In a consultation with teacher members, 86 per cent voted in favour of accepting a 6.5 per cent rise for all teachers and leaders, on a turnout of 60 per cent.
It marks a major step towards ending strikes that disrupted schools during the spring and summer terms.
Leaders’ union ASCL ended its own strike ballot after its own members voted to back the deal earlier this month.
The NAHT and NASUWT unions also accepted the pay deal. But NASUWT said planned industrial action will still go ahead.
Education secretary Gillian Keegan tweeted that the NEU pay deal vote was “good news for teachers, good news for parents and most of all, good news for students”.
The NEU announced today it had secured a fresh mandate for strikes in the autumn term, following a formal re-ballot of members that was called before the deal was offered.
The ballot was won by 95 per cent, with a turnout of 53 per cent beating legal requirements for industrial action.
However the outcome of its consultation meant further strikes “will not now go ahead in the autumn term”, the union said.
Keegan added: “The deal brings an end to the disruption faced by parents and young people and means we can focus on what matters most – giving our children a world class education.
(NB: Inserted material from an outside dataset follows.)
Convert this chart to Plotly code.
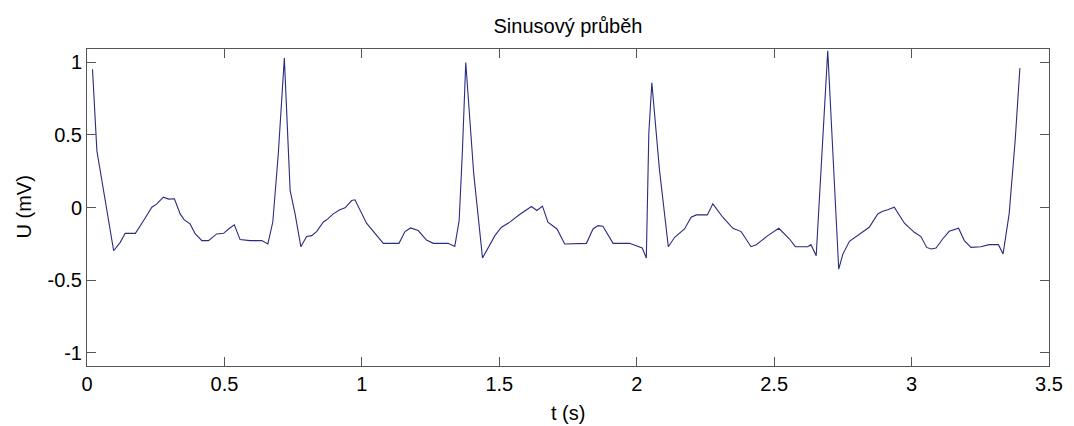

“That means tackling persistent absence and getting every child through the school gates every day, a relentless focus on closing the gap between disadvantaged pupils and their peers, and continued action to help young people make up for time lost during the pandemic.”
Joint general secretaries Dr Mary Bousted and Kevin Courtney said their union’s members “should be proud they have … secured extra funding for schools.
“The Government should be in no doubt that we will hold its feet to the fire on delivering for teachers and support staff on workload and funding and continue to represent the profession in future STRB consultations.
“It remains the view of the NEU that school and college funding is far from adequate. It remains a commitment of the NEU to campaign for further increases in teacher pay… Our campaign for a better-funded education system will not go away.”